Botched Medical Tourism Costing Taxpayers Money

Publicado en martes 01 de mayo por Carlos Pou

A new study by Brigham and Women’s Hospital found that patients traveling abroad to the Dominican Republic to undergo discounted plastic surgery procedures reported a higher-than-usual incidence of complications than patients who underwent procedures in the United States and Puerto Rico.

Among the 78 patients studied, the highest number of complications occurred with breast augmentation and abdominoplasty procedures. According to the study, complications ranged from infection to hernias and skin breakdown. Dr. Carlos Pou is a San Juan, Puerto Rico-based plastic surgeon. He says saving a few dollars should be the last thing on a patient’s mind when considering a plastic surgery procedure.

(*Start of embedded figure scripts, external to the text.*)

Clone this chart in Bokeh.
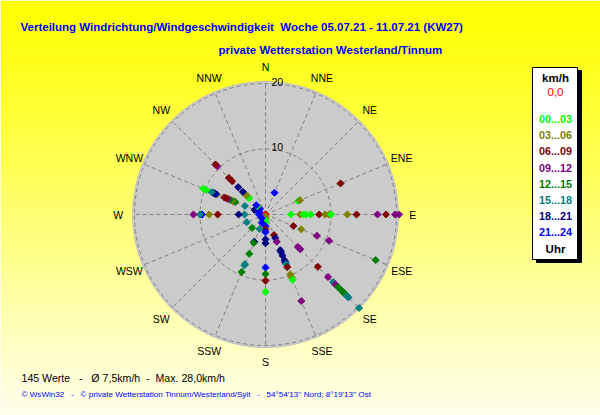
import numpy as np
from bokeh.plotting import figure
from bokeh.models import Range1d, ColumnDataSource
from bokeh.core.properties import value
from bokeh.embed import file_html
from bokeh.resources import INLINE

# ---------------- data ----------------
directions = ["N", "NNE", "NE", "ENE", "E", "ESE", "SE", "SSE",
              "S", "SSW", "SW", "WSW", "W", "WNW", "NW", "NNW"]
ring_values = [10, 20]
hour_labels = ["0,0", "00...03", "03...06", "06...09", "09...12",
               "12...15", "15...18", "18...21", "21...24"]
hour_colors = ["#FF0000", "#00FF00", "#808000", "#800000", "#800080",
               "#008000", "#008080", "#000080", "#0000FF"]

point_dir = (["N", "NNE", "ENE", "ENE", "ENE"]
             + ["E"] * 15 + ["ESE"] * 5 + ["SE"] * 13 + ["SSE"] * 14
             + ["S"] * 13 + ["SSW"] * 8 + ["SW"] * 2 + ["WSW"]
             + ["W"] * 8 + ["WNW"] * 17 + ["NW"] * 13)
point_speed = [0.0, 3.6, 5.4, 5.7, 12.4,
               3.9, 5.3, 5.8, 6.2, 6.9, 8.2, 9.1, 9.7, 10.0, 12.5, 13.9, 17.1, 18.4, 19.8, 20.4,
               4.6, 5.9, 8.5, 10.5, 18.2,
               7.0, 7.5, 11.3, 13.5, 14.6, 15.1, 15.7, 16.4, 16.7, 17.0, 17.6, 17.9, 20.2,
               3.4, 3.9, 4.5, 5.9, 6.2, 6.8, 7.6, 7.9, 8.2, 8.7, 9.9, 10.4, 10.8, 14.3,
               0.3, 0.6, 0.9, 1.2, 1.8, 2.3, 2.7, 3.8, 4.4, 8.1, 9.1, 10.1, 11.8,
               1.4, 2.4, 4.5, 4.7, 6.5, 8.2, 8.4, 9.5,
               0.8, 2.9,
               3.1,
               1.0, 3.2, 4.1, 7.3, 8.6, 9.7, 10.0, 11.0,
               1.0, 1.8, 3.4, 5.0, 5.2, 5.5, 5.8, 6.2, 6.5, 6.8, 8.0, 8.2, 8.4, 8.6, 8.9, 9.8, 10.3,
               1.2, 1.8, 2.0, 3.5, 3.8, 4.1, 4.5, 4.9, 5.9, 7.2, 7.9, 10.4, 10.8]
point_hour = [0, 8, 1, 2, 3,
              1, 2, 1, 1, 1, 3, 2, 2, 1, 2, 3, 4, 3, 4, 4,
              3, 2, 4, 4, 5,
              4, 4, 3, 4, 6, 4, 5, 5, 5, 5, 6, 6, 6,
              3, 7, 4, 7, 7, 7, 7, 7, 6, 3, 2, 2, 1, 4,
              2, 2, 1, 1, 8, 3, 8, 7, 7, 8, 5, 3, 1,
              8, 6, 7, 5, 5, 6, 6, 5,
              8, 5,
              6,
              8, 6, 7, 3, 2, 8, 6, 4,
              8, 7, 6, 5, 5, 2, 5, 4, 3, 3, 2, 8, 7, 7, 6, 1, 1,
              8, 1, 8, 1, 1, 2, 2, 7, 7, 3, 3, 4, 3]

NB = "\u00a0"
title_1 = "Verteilung Windrichtung/Windgeschwindigkeit" + NB * 2 + "Woche 05.07.21 - 11.07.21 (KW27)"
title_2 = "private Wetterstation Westerland/Tinnum"
info_text = ("145 Werte" + NB * 3 + "-" + NB * 3 + "Ø 7,5km/h" + NB * 2 + "-" + NB * 2
             + "Max. 28,0km/h")
copy_text = ("© WsWin32" + NB * 3 + "-" + NB * 3 + "© private Wetterstation Tinnum/Westerland/Sylt"
             + NB * 3 + "-" + NB * 3 + "54°54'13'' Nord; 8°19'13'' Ost")

# ---------------- layout helpers ----------------
PX = 6.55                 # pixels per km/h unit
CX, CY = 265.0, 214.0     # centre of the rose in page pixels
W, H = 600, 415


def pos(x, y):
    return (x - CX) / PX, (CY - y) / PX


x0, y1 = pos(0, 0)
x1, y0 = pos(W, H)

p = figure(width=W, height=H, x_range=Range1d(x0, x1), y_range=Range1d(y0, y1),
           toolbar_location=None, output_backend="svg", min_border=0)
p.axis.visible = False
p.grid.visible = False
p.outline_line_color = None
p.background_fill_color = "#FFFFF0"
p.border_fill_color = "#FFFFF0"

# background gradient (yellow -> pale)
n = 200
t = np.linspace(0, 1, n)                 # row 0 at bottom
blue = (238 * t[::-1] ** 1.1).astype(np.uint32)
rows = (255 << 24) | (blue << 16) | (255 << 8) | 255
img = np.repeat(rows[:, None], 2, axis=1).astype(np.uint32)
p.image_rgba(image=[img], x=x0, y=y0, dw=x1 - x0, dh=y1 - y0)

# disk
p.circle(x=[0], y=[0], radius=20.3, fill_color="#CBCBCB", line_color="#BDBDBD", line_width=1)
ang = np.deg2rad(np.arange(len(directions)) * 22.5)
p.segment(x0=np.zeros(len(ang)), y0=np.zeros(len(ang)),
          x1=20 * np.sin(ang), y1=20 * np.cos(ang),
          line_color="#808080", line_dash="4 3", line_width=1)
p.circle(x=[0] * len(ring_values), y=[0] * len(ring_values), radius=ring_values,
         fill_color=None, line_color="#808080", line_dash="4 3", line_width=1)

# ring labels
p.text(x=[6 / PX] * len(ring_values), y=[r + 0.3 for r in ring_values],
       text=[str(r) for r in ring_values], text_font=value("Liberation Sans"),
       text_font_size="10.5px", text_color="black", text_align="left", text_baseline="middle")

# compass labels
LR = 22.5
p.text(x=LR * np.sin(ang), y=LR * np.cos(ang), text=directions,
       text_font=value("Liberation Sans"), text_font_size="10.5px", text_color="black",
       text_align="center", text_baseline="middle")

# points
d_idx = np.array([directions.index(d) for d in point_dir])
a = np.deg2rad(d_idx * 22.5)
r = np.array(point_speed)
src = ColumnDataSource(dict(x=r * np.sin(a), y=r * np.cos(a),
                            c=[hour_colors[h] for h in point_hour]))
p.scatter("x", "y", source=src, marker="square", angle=np.pi / 4, size=5,
          fill_color="c", line_color="c", line_width=1)

# titles
tx, ty = pos(20, 26)
p.text(x=[tx], y=[ty], text=[title_1], text_font=value("Liberation Sans"),
       text_font_size="11.5px", text_font_style="bold", text_color="#0000FF",
       text_align="left", text_baseline="middle")
tx, ty = pos(218, 49)
p.text(x=[tx], y=[ty], text=[title_2], text_font=value("Liberation Sans"),
       text_font_size="11.5px", text_font_style="bold", text_color="#0000FF",
       text_align="left", text_baseline="middle")

# legend box with shadow
bx0, by0 = pos(532, 67)
bx1, by1 = pos(577, 259)
sx, sy = 4 / PX, 3 / PX
p.quad(left=[bx0 + sx], right=[bx1 + sx], top=[by0 - sy], bottom=[by1 - sy],
       fill_color="black", line_color="black")
p.quad(left=[bx0], right=[bx1], top=[by0], bottom=[by1],
       fill_color="white", line_color="black", line_width=1)
lx, _ = pos(555, 0)
_, ly = pos(0, 77)
p.text(x=[lx], y=[ly], text=["km/h"], text_font=value("Liberation Sans"),
       text_font_size="11.5px", text_font_style="bold", text_color="black",
       text_align="center", text_baseline="middle")
_, ly = pos(0, 91)
p.text(x=[lx], y=[ly], text=[hour_labels[0]], text_font=value("Liberation Sans"),
       text_font_size="11.5px", text_color=hour_colors[0],
       text_align="center", text_baseline="middle")
ys = [pos(0, 118.5 + 16.2 * i)[1] for i in range(len(hour_labels) - 1)]
p.text(x=[lx] * len(ys), y=ys, text=hour_labels[1:], text_font=value("Liberation Sans"),
       text_font_size="10.8px", text_font_style="bold", text_color=hour_colors[1:],
       text_align="center", text_baseline="middle")
_, ly = pos(0, 248)
p.text(x=[lx], y=[ly], text=["Uhr"], text_font=value("Liberation Sans"),
       text_font_size="11.5px", text_font_style="bold", text_color="black",
       text_align="center", text_baseline="middle")

# footer
tx, ty = pos(21, 377)
p.text(x=[tx], y=[ty], text=[info_text], text_font=value("Liberation Sans"),
       text_font_size="10.6px", text_color="black", text_align="left", text_baseline="middle")
tx, ty = pos(21, 394)
p.text(x=[tx], y=[ty], text=[copy_text], text_font=value("Liberation Sans"),
       text_font_size="8.1px", text_color="#0000FF", text_align="left", text_baseline="middle")

open("out.html", "w").write(file_html(p, INLINE))
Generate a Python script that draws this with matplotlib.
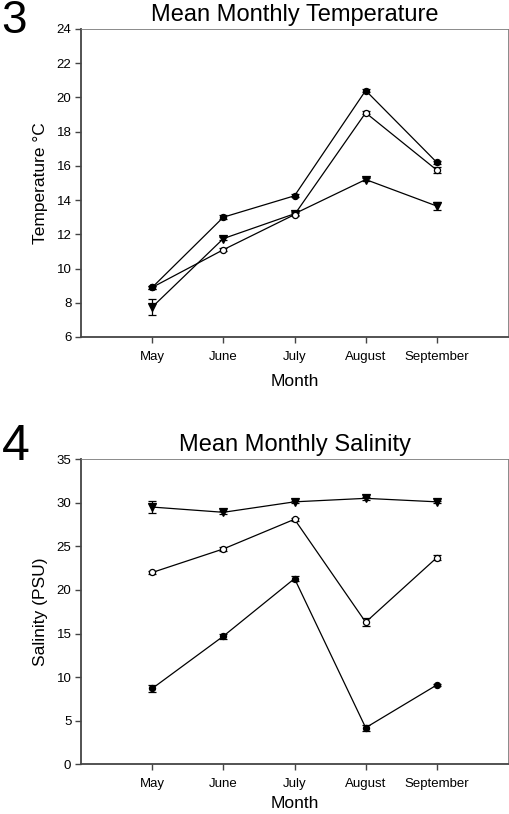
import matplotlib
matplotlib.use('Agg')
import matplotlib.pyplot as plt
import numpy as np

plt.rcParams['font.family'] = ['Liberation Sans', 'DejaVu Sans']

# ─── Data ───
months = ["May", "June", "July", "August", "September"]

temp_filled = [8.9, 13.0, 14.25, 20.4, 16.2]
temp_open = [8.9, 11.1, 13.15, 19.1, 15.75]
temp_tri = [7.75, 11.75, 13.2, 15.2, 13.65]
temp_filled_err = [0.1, 0.1, 0.1, 0.1, 0.1]
temp_open_err = [0.1, 0.1, 0.1, 0.1, 0.18]
temp_tri_err = [0.45, 0.1, 0.1, 0.1, 0.25]

sal_filled = [8.7, 14.7, 21.3, 4.2, 9.1]
sal_open = [22.0, 24.7, 28.1, 16.3, 23.7]
sal_tri = [29.5, 28.9, 30.1, 30.5, 30.1]
sal_filled_err = [0.35, 0.3, 0.3, 0.35, 0.15]
sal_open_err = [0.15, 0.2, 0.2, 0.45, 0.3]
sal_tri_err = [0.65, 0.2, 0.15, 0.15, 0.15]

x = np.arange(1, len(months) + 1)

fig = plt.figure(figsize=(5.1, 8.14), dpi=100)
ax1 = fig.add_axes([0.159, 0.586, 0.837, 0.3785])
ax2 = fig.add_axes([0.159, 0.061, 0.837, 0.375])


def draw_series(ax, y, err, marker, face):
    ax.errorbar(x, y, yerr=err, color="black", lw=0.9, marker=marker,
                markersize=5.2 if marker == "v" else 4.4, markerfacecolor=face,
                markeredgecolor="black", markeredgewidth=0.9,
                elinewidth=0.9, capsize=3, capthick=0.9, zorder=3)


def style_axes(ax, pad):
    ax.set_xlim(0, 6)
    ax.set_xticks(x)
    ax.set_xticklabels(months, fontsize=9.5)
    ax.tick_params(axis="both", direction="out", length=4, width=1, color="#444444",
                   labelsize=9.5, pad=3)
    ax.tick_params(axis="x", pad=6)
    ax.spines["left"].set_linewidth(1.3)
    ax.spines["bottom"].set_linewidth(1.3)
    ax.spines["left"].set_color("#444444")
    ax.spines["bottom"].set_color("#444444")
    ax.spines["top"].set_linewidth(0.6)
    ax.spines["right"].set_linewidth(0.6)
    ax.spines["top"].set_color("#777777")
    ax.spines["right"].set_color("#777777")
    ax.set_xlabel("Month", fontsize=12.5, labelpad=pad)


# ─── Temperature ───
draw_series(ax1, temp_tri, temp_tri_err, "v", "black")
draw_series(ax1, temp_open, temp_open_err, "o", "white")
draw_series(ax1, temp_filled, temp_filled_err, "o", "black")
ax1.set_ylim(6, 24)
ax1.set_yticks(np.arange(6, 25, 2))
style_axes(ax1, 8)
ax1.set_ylabel("Temperature \u00b0C", fontsize=12.5, labelpad=6)
ax1.set_title("Mean Monthly Temperature", fontsize=17, pad=6)
fig.text(0.003, 0.974, "3", fontsize=33, ha="left", va="center")

# ─── Salinity ───
draw_series(ax2, sal_tri, sal_tri_err, "v", "black")
draw_series(ax2, sal_open, sal_open_err, "o", "white")
draw_series(ax2, sal_filled, sal_filled_err, "o", "black")
ax2.set_ylim(0, 35)
ax2.set_yticks(np.arange(0, 36, 5))
style_axes(ax2, 4)
ax2.set_ylabel("Salinity (PSU)", fontsize=12.5, labelpad=6)
ax2.set_title("Mean Monthly Salinity", fontsize=17, pad=6)
fig.text(0.003, 0.451, "4", fontsize=36, ha="left", va="center")

fig.savefig("out.png", dpi=100, facecolor="white")
plt.close(fig)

"The problem with the trend of discount plastic surgery is that it really doesn’t consider the safety of the patient or the qualifications of the surgeon," says Pou. "We are seeing more and more cases of patients traveling to foreign countries or even finding discount surgeons on Facebook in their home country and suffering severe complications, including death."

And it gets worse, because according to the Brigham and Women’s Study, very often taxpayers end up picking up the tab, as patients rely on Medicare or private insurance to pay to correct the damage. Similar problems have been reported in the United Kingdom, where the territory’s already underfunded NHS public health system is losing the equivalent of millions of U.S. dollars per year correcting botched foreign surgeries.

"In the United Kingdom, many patients are traveling to Turkey for plastic surgery and coming back with similar problems. Then the NHS is forced to use funds that could be used to provide dental care to children to correct botched discount cosmetic procedures that have literally become a matter of life and death," says Pou.

In the end, Pou succinctly echoes what the Brigham and Women’s researchers concluded.

"Your health is worth the investment in a qualified surgeon," he says.